Communicating that your villain character will come back is a great way on how to establish on going roleplay. Communicating how important that character is to you and that you may even get a rivalry going between your guild / your character and another guild / another character is a great thing.
Though many do not know how to properly communicate such things.
Good guild kills X villain.
Villains is the next week back.
Good guild is asking how that is possible and villain guy says “oh, I got a soulstone haha!”
Good guild is upset because mentioning that would have been cool.
Letting your character come back is cool and all. If it happens every week however… it becomes stale and boring very very quickly. It even removes the entire danger part of your villains identity. In the context it means why not just attack Stormwind or whatever? Kill everyone on sight. You die, who cares? You will return.
There is a reason why the Cult of the Damned disguised themself as normal villagers my boi. And you should do the same with your villain character.
Here’s a crazy idea: join a house guild as a villain. Like Deathwing did. And then you climb the ladder slowly under the disguise of just some random peasant. You use your cunning, charm and methods to bring that guild into wars with others and why? Because your character got betrayed by a house guild in his life. Now you got a motivation, a reason and a neat backstory. Of course this is only an example. There are many more. Which brings me to my last point.
- “I am evil, you are good, fight me now m7”
Palpatin. Voldemort. Albert Wesker. Hannibal Lecter. Ursula (The Little Mermaid).
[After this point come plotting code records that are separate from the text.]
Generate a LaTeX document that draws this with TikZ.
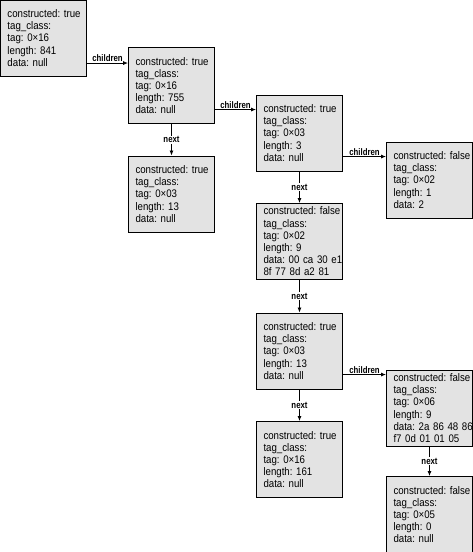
\documentclass[tikz,border=0pt]{standalone}
\usepackage{fontspec}
\usepackage{tikz}
\usetikzlibrary{arrows.meta, positioning, calc}
\newfontfamily\boxfont[FakeStretch=0.88]{Liberation Sans}
\newfontfamily\lblfont[FakeStretch=0.82]{Liberation Sans}

\tikzset{
  rec/.style={draw=black, line width=0.9pt, fill=gray!22, minimum height=76pt,
    text width=72pt, inner xsep=7pt, inner ysep=0pt, align=left,
    font=\boxfont\fontsize{11}{12.2}\selectfont\frenchspacing},
  link/.style={line width=0.8pt, -{Latex[length=5pt,width=4pt]}},
  lbl/.style={font=\lblfont\bfseries\fontsize{9.5}{10}\selectfont, inner sep=1pt},
}

\begin{document}
\begin{tikzpicture}[x=1pt, y=-1pt]
            \useasboundingbox (0,0) rectangle (473,552);
            % records
            \node[rec] (root) at (43.5,38) {constructed:~true\\tag\_class:\\tag: 0×16\\length: 841\\data: null};
            \node[rec] (cert) at (171.5,85.5) {constructed:~true\\tag\_class:\\tag: 0×16\\length: 755\\data: null};
            \node[rec] (sigalg) at (171.5,194) {constructed:~true\\tag\_class:\\tag: 0×03\\length: 13\\data: null};
            \node[rec] (ver) at (299.5,133) {constructed:~true\\tag\_class:\\tag: 0×03\\length: 3\\data: null};
            \node[rec] (vernum) at (429.5,180) {constructed:~false\\tag\_class:\\tag: 0×02\\length: 1\\data: 2};
            \node[rec] (serial) at (299.5,241.5) {constructed:~false\\tag\_class:\\tag: 0×02\\length: 9\\data:~00~ca~30~e1\\8f 77 8d a2 81};
            \node[rec] (alg) at (299.5,351) {constructed:~true\\tag\_class:\\tag: 0×03\\length: 13\\data: null};
            \node[rec] (oid) at (429.5,408) {constructed:~false\\tag\_class:\\tag: 0×06\\length: 9\\data:~2a~86~48~86\\f7 0d 01 01 05};
            \node[rec] (issuer) at (299.5,459.5) {constructed:~true\\tag\_class:\\tag: 0×16\\length: 161\\data: null};
            \node[rec] (params) at (429.5,514.5) {constructed:~false\\tag\_class:\\tag: 0×05\\length: 0\\data: null};
            % where the children arrows come in
            \coordinate (incert) at ([yshift=-16pt]cert.north west);
            \coordinate (inver) at ([yshift=-15pt]ver.north west);
            \coordinate (invernum) at ([yshift=-15pt]vernum.north west);
            \coordinate (inoid) at ([yshift=-5pt]oid.north west);
            % children
            \draw[link] (root.east |- incert) -- node[lbl, above] {children} (incert);
            \draw[link] (cert.east |- inver) -- node[lbl, above] {children} (inver);
            \draw[link] (ver.east |- invernum) -- node[lbl, above] {children} (invernum);
            \draw[link] (alg.east |- inoid) -- node[lbl, above] {children} (inoid);
            % next
            \draw[link] (cert) -- node[lbl, fill=white] {next} (sigalg);
            \draw[link] (ver) -- node[lbl, fill=white] {next} (serial);
            \draw[link] (serial) -- node[lbl, fill=white] {next} (alg);
            \draw[link] (alg) -- node[lbl, fill=white] {next} (issuer);
            \draw[link] (oid) -- node[lbl, fill=white] {next} (params);
        \end{tikzpicture}
\end{document}
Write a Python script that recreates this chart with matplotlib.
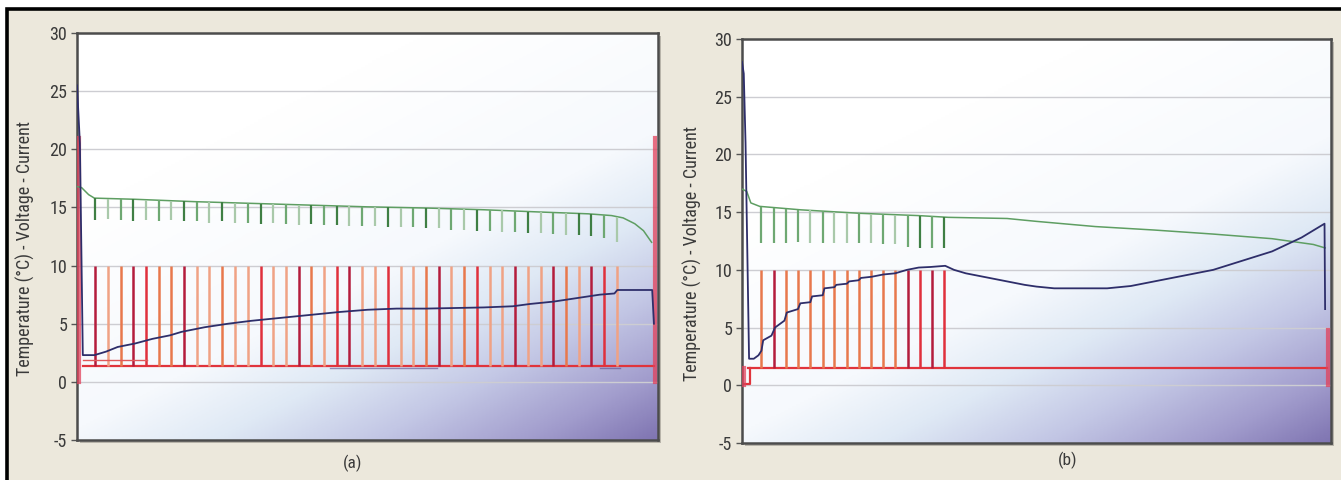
import numpy as np
import matplotlib
matplotlib.use('Agg')
import matplotlib.pyplot as plt
from matplotlib.colors import LinearSegmentedColormap
from matplotlib.patches import Rectangle
from matplotlib import font_manager as fm

# ---------------- data (x in % of test duration) ----------------
# Panel (a)
a_pulse_x = [3.1, 5.3, 7.5, 9.7, 11.9, 14.1, 16.2, 18.4, 20.6, 22.8, 25.0, 27.2, 29.4, 31.6,
             33.8, 36.0, 38.2, 40.3, 42.5, 44.7, 46.9, 49.1, 51.3, 53.5, 55.7, 57.9, 60.1, 62.3,
             64.4, 66.6, 68.8, 71.0, 73.2, 75.4, 77.6, 79.8, 82.0, 84.2, 86.4, 88.5, 90.7, 92.9]
a_pulse_peak = 10.0
a_current_base = 1.4
a_volt_x = [0, 0.8, 2.0, 3.0, 10, 20, 30, 40, 50, 60, 70, 80, 88, 92, 94, 96, 97.5, 98.9]
a_volt_y = [16.8, 16.7, 16.1, 15.8, 15.7, 15.5, 15.35, 15.2, 15.05, 14.95, 14.8, 14.6, 14.45,
            14.3, 14.1, 13.6, 13.0, 12.0]
a_volt_dip = [13.9, 14.0, 13.9, 13.8, 13.9, 13.8, 13.9, 13.8, 13.8, 13.7, 13.8,
              13.7, 13.7, 13.6, 13.7, 13.6, 13.5, 13.6, 13.5, 13.5, 13.4,
              13.4, 13.4, 13.3, 13.3, 13.3, 13.2, 13.2, 13.1, 13.1, 13.0,
              13.0, 12.9, 12.9, 12.8, 12.8, 12.7, 12.6, 12.6, 12.5, 12.4, 12.0]
a_temp_x = [0, 0.5, 1.0, 3, 5, 7, 10, 13, 16, 18, 22, 26, 30, 35, 40, 45, 50, 55, 60, 65,
            70, 75, 78, 82, 86, 90, 92.5, 93.0, 99.0, 99.3]
a_temp_y = [25.5, 20.5, 2.3, 2.3, 2.6, 3.0, 3.3, 3.7, 4.0, 4.3, 4.7, 5.0, 5.25, 5.5, 5.75,
            6.0, 6.2, 6.3, 6.3, 6.35, 6.4, 6.5, 6.7, 6.9, 7.2, 7.5, 7.6, 7.9, 7.9, 5.0]

# Panel (b)
b_pulse_x = [3.3, 5.4, 7.5, 9.5, 11.6, 13.7, 15.7, 17.8, 19.8, 21.9, 24.0, 26.0, 28.1, 30.2,
             32.2, 34.3]
b_pulse_peak = 10.0
b_current_base = 1.5
b_volt_x = [0, 0.8, 1.5, 3, 10, 20, 30, 35, 45, 50, 60, 70, 80, 90, 97, 99.0]
b_volt_y = [17.0, 16.8, 15.8, 15.5, 15.2, 14.9, 14.7, 14.55, 14.45, 14.2, 13.75, 13.45, 13.1,
            12.7, 12.2, 11.9]
b_volt_dip = [12.3, 12.3, 12.3, 12.4, 12.3, 12.3, 12.3, 12.3, 12.3, 12.3, 12.2, 12.2, 12.0,
              11.9, 11.9, 11.9]
b_temp_x = [0, 0.3, 0.6, 1.2, 2.0, 2.8, 3.3, 3.6, 5.0, 5.6, 7.2, 7.6, 9.5, 9.9, 11.6, 11.9,
            13.7, 14.0, 15.7, 16.0, 17.8, 18.2, 19.8, 20.2, 22, 24, 26, 28, 30, 32, 34.5, 36,
            38, 41, 45, 48, 50, 53, 62, 66, 70, 75, 80, 85, 90, 95, 98.9, 99.0]
b_temp_y = [28.0, 27.0, 21.0, 2.3, 2.3, 2.6, 3.0, 3.9, 4.3, 5.0, 5.6, 6.3, 6.6, 7.1, 7.2, 7.7,
            7.8, 8.4, 8.5, 8.7, 8.8, 9.0, 9.1, 9.3, 9.4, 9.6, 9.7, 10.0, 10.2, 10.25, 10.35, 10.0,
            9.7, 9.4, 9.0, 8.7, 8.55, 8.4, 8.4, 8.6, 9.0, 9.5, 10.0, 10.8, 11.6, 12.8, 14.0,
            6.6]

y_ticks = [-5, 0, 5, 10, 15, 20, 25, 30]
y_label = "Temperature (°C) - Voltage - Current"
panel_labels = ["(a)", "(b)"]

# ---------------- styling ----------------
names = {f.name for f in fm.fontManager.ttflist}
FONT = 'DejaVu Sans'
for cand in ['Liberation Sans Narrow', 'DejaVu Sans Condensed', 'Roboto Condensed',
             'Liberation Sans']:
    if cand in names:
        FONT = cand
        break
plt.rcParams['font.family'] = [FONT, 'DejaVu Sans']
plt.rcParams['axes.unicode_minus'] = False

a_pulse_style = "dlmdrmmdllmllrlldmlrdllrllmdlmrlldlldmldrl"
b_pulse_style = "mdmmmmmmmmmmdrdr"
a_green_style = "dlmdlmldmldlmdlmldmdlmldlmdlmldmlmdlmlddml"
b_green_style = "mmmmlmllmlmlmdmd"
RED = {'d': '#b41c3c', 'r': '#e0303c', 'm': '#e8784c', 'l': '#f0a284'}
GRN = {'d': '#3f7f44', 'm': '#6ea872', 'l': '#a9c9aa'}
TXT = '#3a3a3a'

BG = '#ece8dc'
W, H = 1341, 480
fig = plt.figure(figsize=(W / 100, H / 100), dpi=100, facecolor='white')
fig.patches.append(Rectangle((7 / W, -0.05), 1.1, 1 - 9 / H + 0.05, transform=fig.transFigure,
                             facecolor=BG, edgecolor='black', linewidth=2.6, zorder=-10))

cmap = LinearSegmentedColormap.from_list('bg', [
    (0.0, '#ffffff'), (0.40, '#f6f9fd'), (0.55, '#dfe9f5'), (0.70, '#c3c7e5'),
    (0.85, '#a29dcd'), (1.0, '#776bab')])


def gradient_bg(ax):
    u = np.linspace(0, 1, 300)[None, :]
    v = np.linspace(1, 0, 200)[:, None]
    s = np.clip(u * 0.55 + (1 - v) * 0.75 - 0.33, 0, 1)
    ax.imshow(cmap(s), extent=[0, 100, -5, 30], aspect='auto', zorder=0,
              interpolation='bilinear', origin='upper')


def panel(rect, pulse_x, peak, base, volt_x, volt_y, dip, temp_x, temp_y,
          pstyle, gstyle, label_x, plabel, plabel_xy, right_cur, left_cur):
    l, b, w, h = rect
    fig.patches.append(Rectangle((l + 3 / W, b - 3 / H), w, h, transform=fig.transFigure,
                                 facecolor='#b8b4aa', edgecolor='none', zorder=-5))
    ax = fig.add_axes(rect)
    gradient_bg(ax)
    ax.set_xlim(0, 100)
    ax.set_ylim(-5, 30)
    ax.set_yticks(y_ticks)
    ax.set_xticks([])
    for yy in y_ticks[1:-1]:
        ax.axhline(yy, color='#cdcdd2', lw=1.0, zorder=0.5)
    for sp in ax.spines.values():
        sp.set_color('#4c4c4c')
        sp.set_linewidth(1.8)
    ax.tick_params(axis='y', direction='out', length=4, width=1, color='#555555',
                   labelsize=13, labelcolor=TXT, pad=3)
    ax.set_ylabel(y_label, fontsize=13, color=TXT)
    ax.yaxis.set_label_coords(label_x, 0.47)

    # current
    ax.plot([1.0, 99.3], [base, base], color='#e0343c', lw=1.6, zorder=2)
    ax.vlines(pulse_x, base, peak, colors=[RED[c] for c in pstyle], lw=1.8, zorder=2)
    ax.plot([0.3, 0.3], left_cur, color='#e2405a', lw=3.0, alpha=0.75, zorder=3)
    ax.plot([99.5, 99.5], right_cur, color='#e2405a', lw=3.0, alpha=0.75, zorder=3)

    # voltage
    ax.plot(volt_x, volt_y, color='#5e9e62', lw=1.1, zorder=3)
    tops = np.interp(pulse_x, volt_x, volt_y)
    ax.vlines(pulse_x, dip, tops, colors=[GRN[c] for c in gstyle], lw=1.6, zorder=3)

    # temperature
    ax.plot(temp_x, temp_y, color='#2e2e6a', lw=1.3, zorder=4)
    fig.text(plabel_xy[0] / W, 1 - plabel_xy[1] / H, plabel, ha='center', va='center',
             fontsize=12.5, color=TXT)
    return ax


axa = panel([77 / W, 1 - 440 / H, 581 / W, 407 / H], a_pulse_x, a_pulse_peak, a_current_base,
            a_volt_x, a_volt_y, a_volt_dip, a_temp_x, a_temp_y, a_pulse_style, a_green_style,
            -0.072, panel_labels[0], (353, 463), [0.0, 21.0], [0.0, 21.0])
# extra traces near the current baseline of (a)
axa.plot([1.0, 12.0], [1.9, 1.9], color='#e05a5a', lw=1.0, zorder=2)
axa.plot([43.5, 62.0], [1.15, 1.15], color='#5a4a8a', lw=1.0, alpha=0.6, zorder=2)
axa.plot([90.0, 93.5], [1.15, 1.15], color='#5a4a8a', lw=1.0, alpha=0.6, zorder=2)

axb = panel([742 / W, 1 - 443 / H, 589 / W, 404 / H], b_pulse_x, b_pulse_peak, b_current_base,
            b_volt_x, b_volt_y, b_volt_dip, b_temp_x, b_temp_y, b_pulse_style, b_green_style,
            -0.068, panel_labels[1], (1068, 460), [0.0, 4.8], [0.0, 1.5])
axb.plot([0.0, 1.3, 1.3], [0.1, 0.1, 1.5], color='#e0343c', lw=1.6, zorder=2)

fig.savefig('out.png', dpi=100, facecolor=fig.get_facecolor())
I could go on and on with villains that used their charm, cunning and wits to trick everyone. No, doing spooky things in Duskwood will not help to portray your character as a true villain. Rather it is your actions that may bring OTHERS to do the evil deeds. Form a goal and then a plan what you wanna do. Maybe your character spots a naive character in some guild you dislike. Become a friend with that person and try to persuade them to do the evil things instead of you going full blown “I AM THE VILLAIN BTW!!!1”.
Of course a direct “I am the villain approach” can be done easily and is the way to get an instant response. Though how often does that work out for any villain roleplayer? Not so long, I can tell. Otherwise we would have a balance between good/evil people but currently we don’t.